• Exercise objective:
Give the material once more, word for word, without any images.

Records contained in a dataset:

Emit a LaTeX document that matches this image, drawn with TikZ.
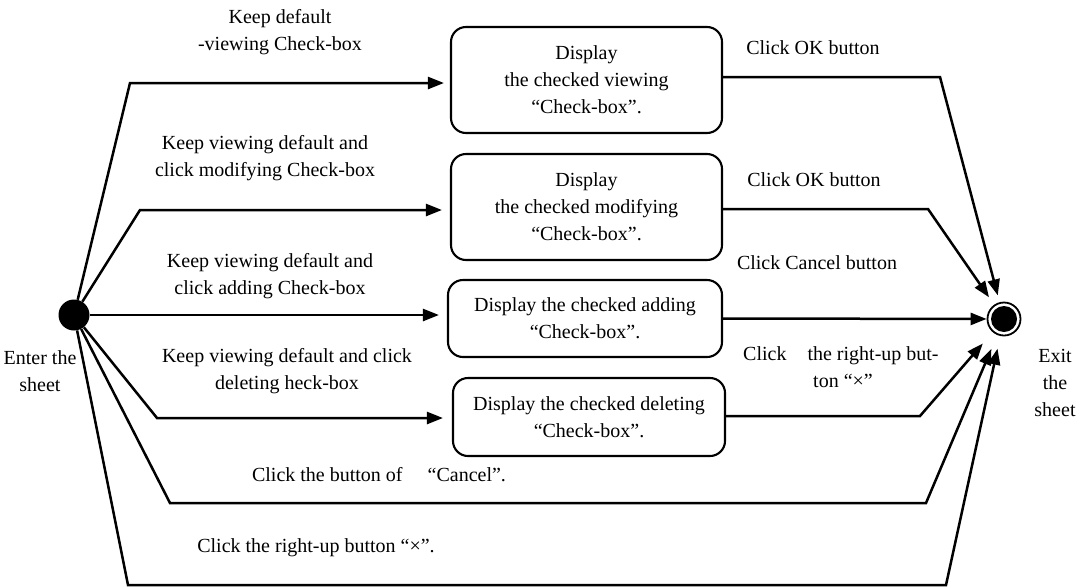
\documentclass[tikz,border=0pt]{standalone}
\usepackage{fontspec}
\setmainfont{Liberation Serif}
\usetikzlibrary{arrows.meta}
\tikzset{
  flow/.style={line width=2.5pt, line join=miter},
  arr/.style={flow, -{Triangle[length=16pt,width=12pt]}},
  statebox/.style={draw, line width=2.1pt, rounded corners=15pt, align=center, inner sep=0pt},
  lbl/.style={align=center, inner sep=0pt, font=\fontsize{20}{27}\selectfont},
}
\begin{document}
\begin{tikzpicture}[x=1pt,y=-1pt,font=\fontsize{20}{27}\selectfont]
\useasboundingbox (0,0) rectangle (1079,587);

% initial and final states
\node[circle, fill, minimum size=31pt, inner sep=0] (start) at (74,315) {};
\node[circle, draw, line width=1.8pt, minimum size=33pt, inner sep=0] (end) at (1004,319) {};
\fill (end.center) circle (13pt);

% state boxes
\node[statebox, minimum width=271pt, minimum height=106pt] (b1) at (586.5,80)
  {Display\\the checked viewing\\“Check-box”.};
\node[statebox, minimum width=271pt, minimum height=106pt] (b2) at (586.5,207)
  {Display\\the checked modifying\\“Check-box”.};
\node[statebox, minimum width=274pt, minimum height=77pt] (b3) at (585,318.5)
  {Display the checked adding\\“Check-box”.};
\node[statebox, minimum width=272pt, minimum height=78pt] (b4) at (589,417)
  {Display the checked deleting\\“Check-box”.};

% bend points
\coordinate (c1) at (130,83);
\coordinate (c2) at (140,210);
\coordinate (c4) at (157,418);
\coordinate (c5) at (170,503);
\coordinate (c6) at (128,585);
\coordinate (e1) at (940,77);
\coordinate (e2) at (928,209);
\coordinate (e4) at (920,416);
\coordinate (e5) at (926,503);
\coordinate (e6) at (946,585);

% transitions out of the initial state
\draw[arr, shorten >=6pt] (start) -- (c1) -- (c1 -| b1.west);
\draw[arr, shorten >=8pt] (start) -- (c2) -- (c2 -| b2.west);
\draw[arr, shorten >=8pt] (start) -- (start -| b3.west);
\draw[arr, shorten >=9pt] (start) -- (c4) -- (c4 -| b4.west);

% transitions into the final state
\draw[arr, shorten >=7pt] (e1 -| b1.east) -- (e1) -- (end);
\draw[arr, shorten >=9pt] (e2 -| b2.east) -- (e2) -- (end);
\draw[arr] (b3.east) -- (end);
\draw[arr, shorten >=15pt] (e4 -| b4.east) -- (e4) -- (end);
\draw[arr, shorten >=15pt] (start) -- (c5) -- (e5) -- (end);
\draw[arr, shorten >=13pt] (start) -- (c6) -- (e6) -- (end);

% transition labels
\node[lbl] (t1) at (280,32) {Keep default\\-viewing Check-box};
\node[lbl] (t2) at (265,158) {Keep viewing default and\\click modifying Check-box};
\node[lbl] (t3) at (270,276) {Keep viewing default and\\click adding Check-box};
\node[lbl] (t4) at (287,371) {Keep viewing default and click\\deleting heck-box};
\node[lbl] (t5) at (379,475) {Click the button of \quad“Cancel”.};
\node[lbl] (t6) at (316,548) {Click the right-up button “×”.};
\node[lbl] (o1) at (813,48) {Click OK button};
\node[lbl] (o2) at (814,180) {Click OK button};
\node[lbl] (o3) at (817,263) {Click Cancel button};
\node[lbl, align=left, anchor=west] (o4) at (743,367) {Click\hspace*{21pt}the right-up but-\\\hspace*{70pt}ton “×”};

% state labels
\node[lbl] (enter) at (40,371) {Enter the\\sheet};
\node[lbl] (exit) at (1055,383) {Exit\\the\\sheet};
\end{tikzpicture}
\end{document}
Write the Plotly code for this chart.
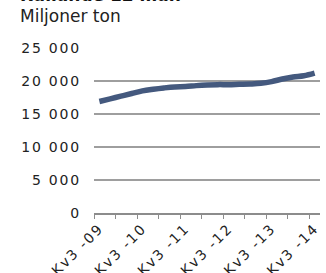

• Full solution:
Emit a LaTeX document that matches this image, drawn with TikZ.
\documentclass[tikz,border=0pt]{standalone}
\usepackage{fontspec}
\setmainfont{Liberation Serif}
\usetikzlibrary{arrows.meta}
\tikzset{
  flow/.style={line width=2.5pt, line join=miter},
  arr/.style={flow, -{Triangle[length=16pt,width=12pt]}},
  statebox/.style={draw, line width=2.1pt, rounded corners=15pt, align=center, inner sep=0pt},
  lbl/.style={align=center, inner sep=0pt, font=\fontsize{20}{27}\selectfont},
}
\begin{document}
\begin{tikzpicture}[x=1pt,y=-1pt,font=\fontsize{20}{27}\selectfont]
\useasboundingbox (0,0) rectangle (1079,587);

% initial and final states
\node[circle, fill, minimum size=31pt, inner sep=0] (start) at (74,315) {};
\node[circle, draw, line width=1.8pt, minimum size=33pt, inner sep=0] (end) at (1004,319) {};
\fill (end.center) circle (13pt);

% state boxes
\node[statebox, minimum width=271pt, minimum height=106pt] (b1) at (586.5,80)
  {Display\\the checked viewing\\“Check-box”.};
\node[statebox, minimum width=271pt, minimum height=106pt] (b2) at (586.5,207)
  {Display\\the checked modifying\\“Check-box”.};
\node[statebox, minimum width=274pt, minimum height=77pt] (b3) at (585,318.5)
  {Display the checked adding\\“Check-box”.};
\node[statebox, minimum width=272pt, minimum height=78pt] (b4) at (589,417)
  {Display the checked deleting\\“Check-box”.};

% bend points
\coordinate (c1) at (130,83);
\coordinate (c2) at (140,210);
\coordinate (c4) at (157,418);
\coordinate (c5) at (170,503);
\coordinate (c6) at (128,585);
\coordinate (e1) at (940,77);
\coordinate (e2) at (928,209);
\coordinate (e4) at (920,416);
\coordinate (e5) at (926,503);
\coordinate (e6) at (946,585);

% transitions out of the initial state
\draw[arr, shorten >=6pt] (start) -- (c1) -- (c1 -| b1.west);
\draw[arr, shorten >=8pt] (start) -- (c2) -- (c2 -| b2.west);
\draw[arr, shorten >=8pt] (start) -- (start -| b3.west);
\draw[arr, shorten >=9pt] (start) -- (c4) -- (c4 -| b4.west);

% transitions into the final state
\draw[arr, shorten >=7pt] (e1 -| b1.east) -- (e1) -- (end);
\draw[arr, shorten >=9pt] (e2 -| b2.east) -- (e2) -- (end);
\draw[arr] (b3.east) -- (end);
\draw[arr, shorten >=15pt] (e4 -| b4.east) -- (e4) -- (end);
\draw[arr, shorten >=15pt] (start) -- (c5) -- (e5) -- (end);
\draw[arr, shorten >=13pt] (start) -- (c6) -- (e6) -- (end);

% transition labels
\node[lbl] (t1) at (280,32) {Keep default\\-viewing Check-box};
\node[lbl] (t2) at (265,158) {Keep viewing default and\\click modifying Check-box};
\node[lbl] (t3) at (270,276) {Keep viewing default and\\click adding Check-box};
\node[lbl] (t4) at (287,371) {Keep viewing default and click\\deleting heck-box};
\node[lbl] (t5) at (379,475) {Click the button of \quad“Cancel”.};
\node[lbl] (t6) at (316,548) {Click the right-up button “×”.};
\node[lbl] (o1) at (813,48) {Click OK button};
\node[lbl] (o2) at (814,180) {Click OK button};
\node[lbl] (o3) at (817,263) {Click Cancel button};
\node[lbl, align=left, anchor=west] (o4) at (743,367) {Click\hspace*{21pt}the right-up but-\\\hspace*{70pt}ton “×”};

% state labels
\node[lbl] (enter) at (40,371) {Enter the\\sheet};
\node[lbl] (exit) at (1055,383) {Exit\\the\\sheet};
\end{tikzpicture}
\end{document}
Write the Plotly code for this chart.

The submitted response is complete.